If your family doesn’t have health insurance, you will no longer pay a penalty under the Affordable Care Act for lack of coverage – beginning January 1, 2019.
What this means to you: Healthy people who were previously forced under the Affordable Care Act to have health insurance coverage may drop it. Premiums are likely to rise if your family gets coverage through the individual exchange. Healthcare sharing plans are not insurance but may represent a viable alternative for some families concerned with rising premiums.
If you own a small business such an a Limited Liability Company (LLC), S Corporation or partnership, please keep reading. There could be a 20% qualified business deduction available, particularly if your taxable income is lower than $157,5000 as a single filer or $315,000 as a married couple filing jointly.
What this means for you: Are you already a small business owner? Read this article for details of 2018 business deductions spurred by the 2017 tax law change. If you are considering entrepreneurship in 2019, get a head start on your business plan. Pamela Slim’s Escape from Cubicle Nation and Michael Gerber’s The E-Myth Revisited are great books for soon-to-be entrepreneurs.

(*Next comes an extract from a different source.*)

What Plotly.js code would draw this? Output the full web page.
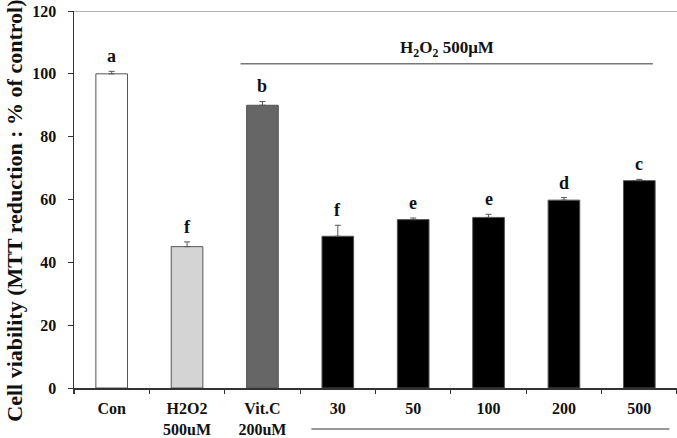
<!DOCTYPE html>
<html>
<head>
<meta charset="utf-8">
<script src="https://cdn.plot.ly/plotly-3.0.1.min.js"></script>
<style>
  html, body { margin: 0; padding: 0; background: #fff; }
  #chart { width: 677px; height: 438px; }
</style>
</head>
<body>
<div id="chart"></div>
<script>
// Treatment groups and their tick labels
const categories = ["Con", "H2O2<br>500uM", "Vit.C<br>200uM", "30", "50", "100", "200", "500"];
// Mean cell viability (% of control) and upper error (SD)
const viability = [100, 45, 90, 48.3, 53.6, 54.3, 59.8, 66.0];
const errorUp = [0.8, 1.5, 1.2, 3.5, 0.5, 1.0, 0.8, 0.4];
// Significance letters above each bar
const sigLetters = ["a", "f", "b", "f", "e", "e", "d", "c"];
// Bar fill colours per group
const barColors = ["#ffffff", "#d4d4d4", "#666666", "#000000", "#000000", "#000000", "#000000", "#000000"];
const yTicks = [0, 20, 40, 60, 80, 100, 120];

const serif = "Liberation Serif, Times New Roman, serif";

const trace = {
  type: "bar",
  x: categories,
  y: viability,
  width: 0.42,
  marker: {
    color: barColors,
    line: { color: "#555555", width: 1 }
  },
  error_y: {
    type: "data",
    symmetric: false,
    array: errorUp,
    arrayminus: errorUp.map(() => 0),
    color: "#555555",
    thickness: 1,
    width: 3
  },
  hoverinfo: "none"
};

// letters sit just above each error bar (x given as category index)
const letterAnnotations = categories.map((c, i) => ({
  x: i,
  y: viability[i] + errorUp[i],
  xref: "x",
  yref: "y",
  text: sigLetters[i],
  showarrow: false,
  yanchor: "bottom",
  yshift: 3,
  font: { family: serif, size: 18, color: "#111", weight: "bold" }
}));

const layout = {
  width: 677,
  height: 438,
  margin: { l: 74, r: 0, t: 10.5, b: 50 },
  paper_bgcolor: "#ffffff",
  plot_bgcolor: "#ffffff",
  showlegend: false,
  xaxis: {
    type: "category",
    range: [-0.5, 7.5],
    showline: true,
    linecolor: "#333333",
    linewidth: 1.5,
    ticks: "outside",
    tickson: "boundaries",
    ticklen: 4,
    tickwidth: 1.2,
    tickcolor: "#333333",
    ticklabelstandoff: 5,
    tickfont: { family: serif, size: 16, color: "#111", weight: "bold" },
    showgrid: false,
    zeroline: false,
    fixedrange: true
  },
  yaxis: {
    range: [0, 120],
    tickvals: yTicks,
    ticktext: yTicks.map(String),
    showline: true,
    linecolor: "#333333",
    linewidth: 1.5,
    ticks: "outside",
    ticklen: 5,
    tickcolor: "#333333",
    ticklabelstandoff: 8,
    tickfont: { family: serif, size: 16, color: "#111", weight: "bold" },
    showgrid: false,
    zeroline: false,
    fixedrange: true
  },
  shapes: [
    // frame line at the top of the value range
    { type: "line", xref: "paper", yref: "y", x0: 0, x1: 1, y0: 120, y1: 120,
      line: { color: "#999999", width: 1.5 } },
    // bracket over the H2O2-treated groups
    { type: "line", xref: "x", yref: "y", x0: 1.71, x1: 7.18, y0: 103.2, y1: 103.2,
      line: { color: "#777777", width: 1.5 } },
    // underline beneath the concentration labels
    { type: "line", xref: "x", yref: "paper", x0: 2.65, x1: 7.4, y0: -0.109, y1: -0.109,
      line: { color: "#777777", width: 1.5 } }
  ],
  annotations: letterAnnotations.concat([
    {
      x: 4.45, y: 108, xref: "x", yref: "y",
      text: "H<sub>2</sub>O<sub>2</sub> 500μM",
      showarrow: false,
      font: { family: serif, size: 17, color: "#111", weight: "bold" }
    },
    {
      x: -0.098, y: 0.47, xref: "paper", yref: "paper",
      xanchor: "center", yanchor: "middle",
      text: "Cell viability (MTT reduction : % of control)",
      textangle: -90,
      showarrow: false,
      font: { family: serif, size: 22, color: "#111", weight: "bold" }
    }
  ])
};

Plotly.newPlot("chart", [trace], layout, { displayModeBar: false, staticPlot: true });
</script>
</body>
</html>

Finally, here are proactive steps you should consider before year’s end.
1. Accelerate deductions. Work diligently to take as many deductions as possible in 2018, especially if you’re a cash-basis business owner. Saving more in tax-deferred retirement accounts such as 401k and 403b plans also lowers taxable income.
2. Defer income. If your employer is paying a year-end bonus to you, request that they wait and pay it in January 2019. On the other extreme, small-business owners on a cash basis method of accounting should postpone December 2018 billings to January if possible. Tax deferral is usually a good thing. :-)
3. Time charitable contributions carefully. If you plan to take the standard deduction this year, postpone significant charitable contributions to 2019 (or vice versa). Making a contribution to a donor advised fund allows you to take an immediate tax deduction – regardless of when the charity actually receives your grant request. If using non-cash assets, be careful that your contribution doesn’t exceed 30% of adjusted gross income.
This list isn’t exhaustive. Consult your trusted tax adviser if you have one, as each strategy may not be relevant to every family.